## [DATASET EXCERPT]
==*==

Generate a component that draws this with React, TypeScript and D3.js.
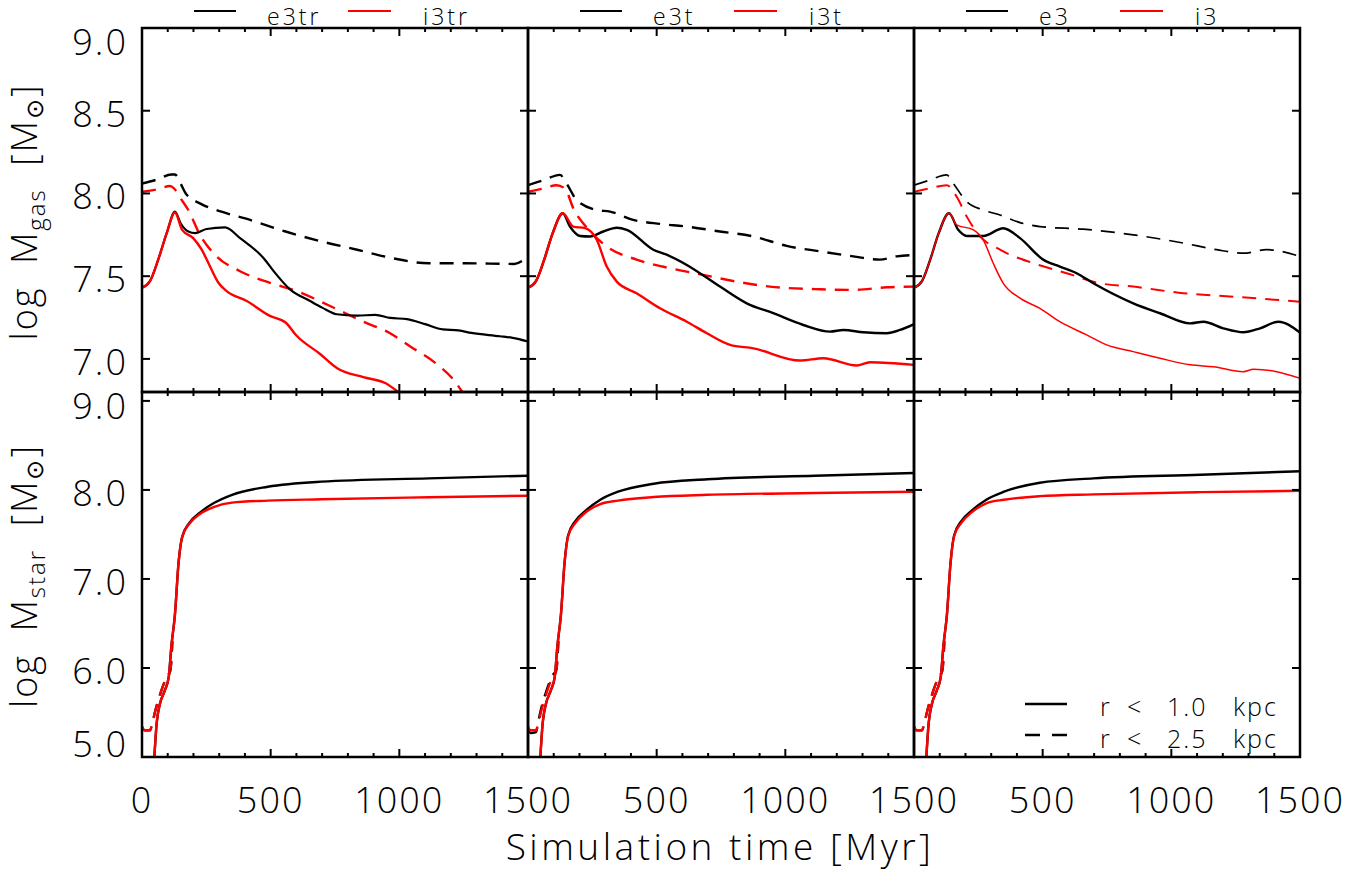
import React from 'react';
import * as d3 from 'd3';

type P = [number, number];

// ---------- time axis ----------
const timeMajor = [0, 500, 1000, 1500];
const timeMinor = [100, 200, 300, 400, 600, 700, 800, 900, 1100, 1200, 1300, 1400];
const gasTicks = [7.0, 7.5, 8.0, 8.5, 9.0];
const starTicks = [5.0, 6.0, 7.0, 8.0, 9.0];

// ---------- panel 1 : e3tr / i3tr (gas) ----------
const gasE3trCore: P[] = [[0,7.43],[31,7.47],[63,7.60],[96,7.76],[128,7.89],[150,7.82],[180,7.77],[206,7.76],[251,7.785],[323,7.795],[381,7.73],[472,7.61],[517,7.52],[575,7.42],[653,7.35],[700,7.31],[757,7.27],[836,7.262],[906,7.266],[964,7.248],[1030,7.24],[1100,7.21],[1169,7.178],[1230,7.172],[1280,7.157],[1391,7.137],[1440,7.127],[1500,7.105]];
const gasI3trCore: P[] = [[0,7.43],[31,7.47],[63,7.60],[96,7.76],[128,7.885],[156,7.78],[199,7.73],[232,7.66],[264,7.56],[297,7.46],[329,7.41],[407,7.35],[497,7.26],[558,7.22],[601,7.14],[692,7.03],[757,6.945],[860,6.89],[947,6.853],[996,6.80]];
const gasE3trOuter: P[] = [[0,8.06],[60,8.085],[114,8.115],[128,8.115],[150,8.06],[170,8.0],[225,7.94],[309,7.89],[420,7.84],[558,7.77],[697,7.71],[836,7.66],[975,7.608],[1114,7.578],[1253,7.578],[1447,7.574],[1500,7.62]];
const gasI3trOuter: P[] = [[0,8.01],[60,8.025],[109,8.045],[125,8.03],[150,7.97],[180,7.90],[225,7.75],[290,7.62],[381,7.53],[497,7.46],[601,7.41],[731,7.32],[860,7.225],[964,7.155],[1044,7.074],[1141,6.974],[1211,6.873],[1245,6.80]];

// ---------- panel 2 : e3t / i3t (gas) ----------
const gasE3tCore: P[] = [[0,7.43],[31,7.47],[63,7.60],[96,7.76],[135,7.88],[163,7.80],[202,7.743],[241,7.74],[293,7.77],[345,7.793],[384,7.78],[487,7.66],[539,7.63],[617,7.568],[746,7.437],[850,7.336],[953,7.276],[1070,7.205],[1174,7.165],[1226,7.175],[1303,7.161],[1394,7.155],[1446,7.175],[1500,7.21]];
const gasI3tCore: P[] = [[0,7.43],[31,7.47],[63,7.60],[96,7.76],[135,7.88],[176,7.80],[222,7.79],[267,7.72],[306,7.558],[345,7.467],[422,7.397],[513,7.306],[617,7.225],[695,7.155],[785,7.085],[876,7.064],[1057,6.99],[1148,7.004],[1277,6.96],[1329,6.98],[1500,6.964]];
const gasE3tOuter: P[] = [[0,8.05],[60,8.08],[124,8.112],[150,8.06],[189,7.96],[267,7.90],[319,7.89],[409,7.84],[513,7.816],[617,7.80],[746,7.77],[876,7.74],[1005,7.683],[1135,7.65],[1264,7.62],[1368,7.60],[1433,7.62],[1500,7.628]];
const gasI3tOuter: P[] = [[0,8.01],[60,8.03],[111,8.05],[143,8.03],[179,7.90],[225,7.80],[306,7.68],[422,7.60],[552,7.548],[681,7.508],[811,7.467],[940,7.437],[1135,7.421],[1264,7.417],[1394,7.433],[1500,7.437]];

// ---------- panel 3 : e3 / i3 (gas) ----------
const gasE3Core: P[] = [[0,7.43],[31,7.47],[63,7.60],[96,7.76],[136,7.88],[172,7.78],[205,7.743],[269,7.743],[347,7.79],[412,7.73],[502,7.60],[567,7.558],[632,7.518],[697,7.457],[852,7.336],[956,7.276],[1073,7.215],[1125,7.225],[1202,7.185],[1280,7.161],[1345,7.185],[1416,7.225],[1500,7.159]];
const gasI3Core: P[] = [[0,7.43],[31,7.47],[63,7.60],[96,7.76],[136,7.88],[166,7.81],[231,7.78],[269,7.72],[308,7.578],[347,7.457],[412,7.367],[489,7.306],[567,7.225],[671,7.145],[749,7.085],[852,7.044],[956,7.004],[1073,6.964],[1163,6.953],[1280,6.923],[1319,6.937],[1409,6.923],[1500,6.883]];
const gasE3Outer: P[] = [[0,8.05],[60,8.08],[127,8.112],[153,8.06],[205,7.95],[269,7.90],[334,7.87],[412,7.824],[489,7.80],[658,7.784],[852,7.75],[1047,7.70],[1176,7.66],[1280,7.639],[1370,7.66],[1500,7.62]];
const gasI3Outer: P[] = [[0,8.01],[60,8.03],[127,8.05],[166,7.98],[205,7.86],[257,7.74],[334,7.66],[464,7.578],[593,7.518],[723,7.457],[852,7.437],[1047,7.397],[1241,7.376],[1500,7.346]];

// ---------- stellar mass ----------
const starE3trCore: P[] = [[48,5.0],[57,5.38],[70,5.60],[89,5.75],[104,5.90],[114,6.24],[128,6.6],[142,7.18],[156,7.47],[184,7.63],[225,7.745],[281,7.855],[350,7.945],[489,8.036],[697,8.093],[1114,8.13],[1500,8.16]];
const starI3trCore: P[] = [[48,5.0],[57,5.38],[70,5.60],[89,5.75],[104,5.90],[114,6.24],[128,6.6],[142,7.18],[156,7.47],[184,7.62],[225,7.73],[281,7.81],[350,7.857],[489,7.88],[697,7.895],[1114,7.917],[1500,7.935]];
const starE3trOuter: P[] = [[0,5.34],[10,5.30],[31,5.30],[40,5.38],[50,5.50],[70,5.70],[96,5.90],[110,5.97],[118,6.3]];
const starI3trOuter: P[] = [[0,5.34],[10,5.30],[31,5.30],[40,5.38],[50,5.50],[70,5.70],[96,5.90],[110,5.97],[118,6.3]];

const starE3tCore: P[] = [[48,5.0],[57,5.38],[70,5.60],[89,5.75],[104,5.90],[114,6.24],[128,6.6],[142,7.18],[156,7.49],[184,7.65],[225,7.77],[281,7.89],[350,7.98],[489,8.07],[697,8.12],[1114,8.16],[1500,8.19]];
const starI3tCore: P[] = [[48,5.0],[57,5.38],[70,5.60],[89,5.75],[104,5.90],[114,6.24],[128,6.6],[142,7.18],[156,7.48],[184,7.63],[225,7.75],[281,7.84],[350,7.88],[489,7.92],[697,7.945],[1114,7.965],[1500,7.98]];
const starE3tOuter: P[] = [[0,5.30],[10,5.27],[31,5.28],[40,5.40],[50,5.53],[70,5.73],[96,5.92],[110,5.98],[118,6.3]];
const starI3tOuter: P[] = [[0,5.34],[10,5.30],[31,5.30],[40,5.38],[50,5.50],[70,5.70],[96,5.90],[110,5.97],[118,6.3]];

const starE3Core: P[] = [[48,5.0],[57,5.38],[70,5.60],[89,5.75],[104,5.90],[114,6.24],[128,6.6],[142,7.18],[156,7.49],[184,7.65],[225,7.77],[281,7.89],[350,7.98],[489,8.08],[697,8.13],[1114,8.17],[1500,8.21]];
const starI3Core: P[] = [[48,5.0],[57,5.38],[70,5.60],[89,5.75],[104,5.90],[114,6.24],[128,6.6],[142,7.18],[156,7.48],[184,7.63],[225,7.75],[281,7.85],[350,7.89],[489,7.93],[697,7.95],[1114,7.975],[1500,7.99]];
const starE3Outer: P[] = [[0,5.34],[10,5.30],[31,5.30],[40,5.38],[50,5.50],[70,5.70],[96,5.90],[110,5.97],[118,6.3]];
const starI3Outer: P[] = [[0,5.34],[10,5.30],[31,5.30],[40,5.38],[50,5.50],[70,5.70],[96,5.90],[110,5.97],[118,6.3]];

const runNames: [string, string][] = [['e3tr', 'i3tr'], ['e3t', 'i3t'], ['e3', 'i3']];
const legendRadii = [['r', '<', '1.0', 'kpc'], ['r', '<', '2.5', 'kpc']];

const panels = [
  { gas: [gasE3trCore, gasI3trCore, gasE3trOuter, gasI3trOuter], star: [starE3trCore, starI3trCore, starE3trOuter, starI3trOuter], widths: [2.2, 2.4, 2.4, 2.4] },
  { gas: [gasE3tCore, gasI3tCore, gasE3tOuter, gasI3tOuter], star: [starE3tCore, starI3tCore, starE3tOuter, starI3tOuter], widths: [2.4, 2.4, 2.4, 2.4] },
  { gas: [gasE3Core, gasI3Core, gasE3Outer, gasI3Outer], star: [starE3Core, starI3Core, starE3Outer, starI3Outer], widths: [2.4, 1.5, 1.7, 2.0] },
];

const W = 1346, H = 873;
const L0 = 142, PW = 386;
const YT = 28, YM = 392, YB = 757;
const FONT = "'Open Sans', Lato, 'DejaVu Sans', sans-serif";
const FW = 300;
const RED = '#ff0000';
const DASH = '14,9';

export default function App() {
  const yGas = d3.scaleLinear().domain([6.8, 9.0]).range([YM, YT]);
  const yStar = d3.scaleLinear().domain([5.0, 9.1]).range([YB, YM]);
  const fmt = d3.format('.1f');

  const rows = [
    { y: yGas, top: YT, bot: YM, ticks: gasTicks, key: 'gas' as const },
    { y: yStar, top: YM, bot: YB, ticks: starTicks, key: 'star' as const },
  ];

  const out: React.ReactNode[] = [];
  const defs: React.ReactNode[] = [];

  panels.forEach((pan, k) => {
    const x = d3.scaleLinear().domain([0, 1500]).range([L0 + k * PW, L0 + (k + 1) * PW]);
    const x0 = x(0), x1 = x(1500);
    rows.forEach((row, r) => {
      const id = `clip-${k}-${r}`;
      defs.push(<clipPath id={id} key={id}><rect x={x0} y={row.top} width={x1 - x0} height={row.bot - row.top} /></clipPath>);
      const line = d3.line<P>().x(d => x(d[0])).y(d => row.y(d[1])).curve(d3.curveMonotoneX);
      const series = pan[row.key];
      const styles = [
        { c: '#000', dash: undefined as string | undefined },
        { c: RED, dash: undefined },
        { c: '#000', dash: DASH },
        { c: RED, dash: DASH },
      ];
      const order = [2, 3, 0, 1];
      out.push(
        <g clipPath={`url(#${id})`} key={`lines-${k}-${r}`}>
          {order.map(i => (
            <path key={i} d={line(series[i]) || ''} fill="none" stroke={styles[i].c}
              strokeWidth={r === 1 ? 2.4 : pan.widths[i]} strokeDasharray={styles[i].dash} strokeLinejoin="round" />
          ))}
        </g>
      );
      const tks: React.ReactNode[] = [];
      [...timeMajor, ...timeMinor].forEach(t => {
        const len = timeMajor.includes(t) ? 8 : 4;
        tks.push(<line key={`tt${t}`} x1={x(t)} x2={x(t)} y1={row.top} y2={row.top + len} stroke="#000" strokeWidth={2} />);
        tks.push(<line key={`tb${t}`} x1={x(t)} x2={x(t)} y1={row.bot} y2={row.bot - len} stroke="#000" strokeWidth={2} />);
      });
      row.ticks.forEach(v => {
        const yy = row.y(v);
        tks.push(<line key={`yl${v}`} x1={x0} x2={x0 + 8} y1={yy} y2={yy} stroke="#000" strokeWidth={2} />);
        tks.push(<line key={`yr${v}`} x1={x1} x2={x1 - 8} y1={yy} y2={yy} stroke="#000" strokeWidth={2} />);
      });
      out.push(<g key={`ticks-${k}-${r}`}>{tks}</g>);
      out.push(<rect key={`frame-${k}-${r}`} x={x0} y={row.top} width={x1 - x0} height={row.bot - row.top} fill="none" stroke="#000" strokeWidth={2.5} />);
      if (k === 0) {
        row.ticks.forEach(v => {
          const base = Math.max(row.top + 27, Math.min(row.y(v) + 16, row.bot));
          out.push(<text key={`yt-${r}-${v}`} x={x0 - 14} y={base} textAnchor="end" fontSize={36} fontFamily={FONT} fontWeight={FW} letterSpacing={2}>{fmt(v)}</text>);
        });
      }
    });
    timeMajor.filter(t => k === 0 || t > 0).forEach(t => {
      out.push(<text key={`xl-${k}-${t}`} x={x(t)} y={813} textAnchor="middle" fontSize={36} fontFamily={FONT} fontWeight={FW} letterSpacing={2}>{String(t)}</text>);
    });
    const [eName, iName] = runNames[k];
    out.push(
      <g key={`leg-${k}`} fontFamily={FONT} fontWeight={FW} fontSize={23}>
        <line x1={x0 + 52} x2={x0 + 94} y1={11} y2={11} stroke="#000" strokeWidth={2} />
        <text x={x0 + 125} y={25} letterSpacing={3}>{eName}</text>
        <line x1={x0 + 206} x2={x0 + 249} y1={11} y2={11} stroke={RED} strokeWidth={2} />
        <text x={x0 + 281} y={25} letterSpacing={3}>{iName}</text>
      </g>
    );
  });

  const wordX = [1100, 1127, 1167, 1233];

  return (
    <svg width={W} height={H} style={{ position: 'absolute', left: 0, top: 0, display: 'block', background: '#fff' }}>
      <defs>{defs}</defs>
      <rect x={0} y={0} width={W} height={H} fill="#fff" />
      {out}
      <g fontFamily={FONT} fontWeight={FW} fontSize={25} letterSpacing={2}>
        <line x1={1025} x2={1067} y1={704} y2={704} stroke="#000" strokeWidth={2.5} />
        {legendRadii[0].map((w, i) => <text key={`a${i}`} x={wordX[i]} y={716}>{w}</text>)}
        <line x1={1025} x2={1067} y1={735} y2={735} stroke="#000" strokeWidth={2.5} strokeDasharray="15,12" />
        {legendRadii[1].map((w, i) => <text key={`b${i}`} x={wordX[i]} y={748}>{w}</text>)}
      </g>
      <text x={720} y={860} textAnchor="middle" fontSize={37} fontFamily={FONT} fontWeight={FW} letterSpacing={3.5} style={{ whiteSpace: 'pre' }}>Simulation time [Myr]</text>
      <text transform="translate(37,212) rotate(-90)" textAnchor="middle" fontSize={36} fontFamily={FONT} fontWeight={FW} letterSpacing={2} style={{ whiteSpace: 'pre' }}>
        log  M<tspan fontSize={24} dy={8}>gas</tspan><tspan dy={-8}>  [M</tspan><tspan fontSize={24} dy={6}>⊙</tspan><tspan dy={-6}>]</tspan>
      </text>
      <text transform="translate(37,576) rotate(-90)" textAnchor="middle" fontSize={36} fontFamily={FONT} fontWeight={FW} letterSpacing={2} style={{ whiteSpace: 'pre' }}>
        log  M<tspan fontSize={24} dy={8}>star</tspan><tspan dy={-8}>  [M</tspan><tspan fontSize={24} dy={6}>⊙</tspan><tspan dy={-6}>]</tspan>
      </text>
    </svg>
  );
}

==*==

## [EXERCISE GOAL]
Give again exactly the lines running from the beginning of the material above through the line that contains "const starTicks = [5.0, 6.0, 7.0, 8.0, 9.0];", and leave out every picture.

## [COMPLETED TASK]
Generate a component that draws this with React, TypeScript and D3.js.
import React from 'react';
import * as d3 from 'd3';

type P = [number, number];

// ---------- time axis ----------
const timeMajor = [0, 500, 1000, 1500];
const timeMinor = [100, 200, 300, 400, 600, 700, 800, 900, 1100, 1200, 1300, 1400];
const gasTicks = [7.0, 7.5, 8.0, 8.5, 9.0];
const starTicks = [5.0, 6.0, 7.0, 8.0, 9.0];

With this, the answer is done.